The five EU countries most fervently opposed to GMOs (France, Italy, Denmark, Greece and Luxembourg) had promised to reconsider their stance once legislation on labelling and traceability is on the table.
However, actual adoption of the new laws by the European Parliament and national ministers could take eighteen months, by the Commissioner's own admission.
EU countries and companies would have responsibility for enforcement of the rules, and in the case of imports, third country exporters would have to ensure segregation of their product into batches containing specific GMOs.
The labelling of food and animal feed products made from GMOs would also extend to those derived from genetic modification, but containing no detectable trace of a GMO.
1% CONTAMINATION THRESHOLD
On the emotive subject of `genetic pollution', the Commissioners have proposed a tolerable limit of 1% of `accidental' GM material in both food and feed, applicable only if the material in question has been given a positive assessment (but not necessarily formal approval) by an EU scientific committee.
The 1% threshold was roundly condemned by environmentalist groups including Friends of the Earth and Greenpeace.
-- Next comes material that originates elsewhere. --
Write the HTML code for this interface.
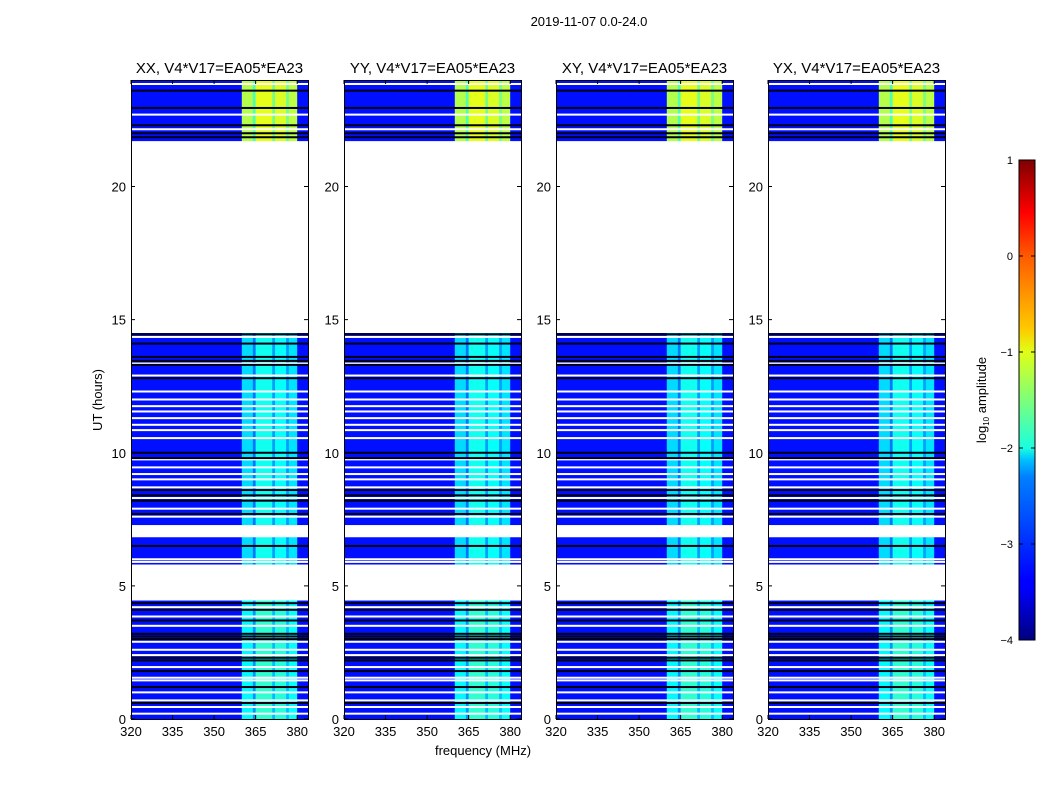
<!DOCTYPE html>
<html><head><meta charset="utf-8"><style>
body{margin:0;background:#fff;width:1050px;height:800px;overflow:hidden;font-family:"Liberation Sans","DejaVu Sans",sans-serif}
</style></head><body>
<svg id="fig" width="1050" height="800" xmlns="http://www.w3.org/2000/svg">
<defs>
<linearGradient id="jet" x1="0" y1="1" x2="0" y2="0">
<stop offset="0" stop-color="#00007f"/><stop offset="0.11" stop-color="#0000ff"/><stop offset="0.125" stop-color="#0000ff"/>
<stop offset="0.34" stop-color="#0080ff"/><stop offset="0.375" stop-color="#00c0ff"/><stop offset="0.4" stop-color="#1affe0"/>
<stop offset="0.5" stop-color="#7dff7a"/><stop offset="0.6" stop-color="#e0ff17"/><stop offset="0.65" stop-color="#ffc800"/>
<stop offset="0.8" stop-color="#ff5a00"/><stop offset="0.89" stop-color="#ff0000"/><stop offset="1" stop-color="#7f0000"/>
</linearGradient>
</defs>
<text x="589" y="26" font-size="13" text-anchor="middle">2019-11-07 0.0-24.0</text>
<text x="0" y="0" font-size="13" text-anchor="middle" transform="translate(102,400) rotate(-90)">UT (hours)</text>
<text x="483" y="755" font-size="13" text-anchor="middle">frequency (MHz)</text>
<g id="panels"></g>
<g>
<rect x="1019" y="160" width="16" height="480" fill="url(#jet)" stroke="#000" stroke-width="1"/>
</g>
<g id="cbticks"></g>
<text x="0" y="0" font-size="13" text-anchor="middle" transform="translate(986,400) rotate(-90)">log<tspan font-size="8" dy="3">10</tspan><tspan dy="-3"> amplitude</tspan></text>
</svg>
<script>
// ---- data ----
const panelTitles = ["XX, V4*V17=EA05*EA23","YY, V4*V17=EA05*EA23","XY, V4*V17=EA05*EA23","YX, V4*V17=EA05*EA23"];
const xTicks = [320,335,350,365,380];
const yTicks = [0,5,10,15,20];
const cbTicks = [1,0,-1,-2,-3,-4];
// frequency segments (MHz) and baseline log10 amplitude
const freqStart = [320,360,364,365,371,372,376,377,380];
const freqEnd   = [360,364,365,371,372,376,377,380,384];
const freqLevel = [-3.3,-2.3,-2.8,-2.05,-2.6,-2.1,-2.6,-2.25,-3.3];
// data time blocks (hours) and RFI boost
const blockStart = [0,5.8,7.28,21.7];
const blockEnd   = [4.45,6.83,14.5,24];
const blockBoost = [0.15,0,0,1.05];
// flagged (white) lines and dropout (black) lines in hours
const whiteLines = [23.85,22.7,22.15,14.35,13.35,12.9,12.3,12.0,11.75,11.55,11.3,11.05,10.85,10.55,9.75,9.45,9.2,9.0,8.7,8.3,7.9,7.6,6.0,5.9,4.2,3.85,3.5,2.9,2.6,2.4,1.95,1.55,1.45,1.0,0.7,0.45,0.2];
const blackLines = [23.6,22.95,22.3,22.0,21.85,14.45,14.1,13.6,13.45,13.3,12.8,10.0,9.8,8.6,8.4,8.2,7.7,6.5,4.35,4.1,3.7,3.2,3.1,3.0,2.3,2.2,1.8,1.2,0.6];
const extraWhite = [[4.45,4.93],[4.97,5.8],[6.83,7.28],[14.5,21.7]];

const panelLeft = [131,344,556,768];
const pW = 177, pTop = 80, pBot = 719;
const fMin = 320, fMax = 383.9, tMin = 0, tMax = 24;
const NS = "http://www.w3.org/2000/svg";
function jet(v){let t=(v+4)/5;t=Math.max(0,Math.min(1,t));
 const c=x=>Math.round(255*Math.max(0,Math.min(1,x)));
 return `rgb(${c(1.5-Math.abs(4*t-3))},${c(1.5-Math.abs(4*t-2))},${c(1.5-Math.abs(4*t-1))})`;}
function mk(tag,attrs,parent){const e=document.createElementNS(NS,tag);for(const k in attrs)e.setAttribute(k,attrs[k]);parent.appendChild(e);return e;}
const root=document.getElementById('panels');
panelLeft.forEach((L,pi)=>{
 const X=f=>L+(f-fMin)/(fMax-fMin)*pW;
 const Y=t=>pBot-(t-tMin)/(tMax-tMin)*(pBot-pTop);
 const g=mk('g',{},root);
 
 
 blockStart.forEach((bs,bi)=>{
  freqStart.forEach((fs,fi)=>{
   const lv=freqLevel[fi]+(fs>=360&&fs<380?blockBoost[bi]:0);
   const r=mk('rect',{x:X(fs),y:Y(blockEnd[bi]),width:X(freqEnd[fi])-X(fs)+0.3,height:Y(bs)-Y(blockEnd[bi]),fill:jet(lv)},g);
   
   
  });
 });
 extraWhite.forEach(w=>{const r=mk('rect',{x:L,y:Y(w[1]),width:pW,height:Y(w[0])-Y(w[1]),fill:'#fff'},g);
  
  });
 whiteLines.forEach(h=>{const r=mk('rect',{x:L,y:Y(h)-1,width:pW,height:2,fill:'#fff'},g);
  
  });
 blackLines.forEach(h=>{const r=mk('rect',{x:L,y:Y(h)-1,width:pW,height:2,fill:'#000010'},g);
  
  });
 const fr=mk('rect',{x:L+0.5,y:pTop+0.5,width:pW,height:pBot-pTop,fill:'none',stroke:'#000','stroke-width':1},g);
 
 
 xTicks.forEach(v=>{const x=X(v);
  mk('line',{x1:x,x2:x,y1:pBot,y2:pBot-4,stroke:'#000'},g);
  mk('line',{x1:x,x2:x,y1:pTop,y2:pTop+4,stroke:'#000'},g);
  const t=mk('text',{x:x,y:pBot+17,'font-size':13,'text-anchor':'middle'},g);t.textContent=v;
  
  });
 yTicks.forEach(v=>{const y=Y(v);
  mk('line',{x1:L,x2:L+4,y1:y,y2:y,stroke:'#000'},g);
  mk('line',{x1:L+pW,x2:L+pW-4,y1:y,y2:y,stroke:'#000'},g);
  const t=mk('text',{x:L-5,y:y+5,'font-size':13,'text-anchor':'end'},g);t.textContent=v;
  
  });
 const tt=mk('text',{x:L+pW/2,y:73,'font-size':15,'text-anchor':'middle'},g);tt.textContent=panelTitles[pi];
 
 
});
const cb=document.getElementById('cbticks');
cbTicks.forEach(v=>{const y=640-(v+4)/5*480;
 mk('line',{x1:1019,x2:1023,y1:y,y2:y,stroke:'#000'},cb);
 mk('line',{x1:1035,x2:1031,y1:y,y2:y,stroke:'#000'},cb);
 const t=mk('text',{x:1013,y:y+4,'font-size':11,'text-anchor':'end'},cb);t.textContent=v<0?'\u2212'+(-v):v;
 
 });
</script>
</body></html>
A spokesman for Greenpeace described the limit as a "dangerous loophole," while Friends of the Earth said it was "giving biotech companies licence to pollute."
Conversely, the European Consumer's Organisation, BEUC, welcomed the proposal. "These proposals move a long way toward giving consumers the possibility, previously denied to them, to choose whether or not to eat food [...] derived from GMOs," said Willemien Bax, BEUC deputy director.
ANGRY US REACTION
US grain industry leaders lambasted the Commission traceability proposals, saying they were unworkable, smacked of a trade barrier, and would lead to higher prices.
The Bush administration also weighed in to the debate, backing its growers and accusing the EU of protectionism.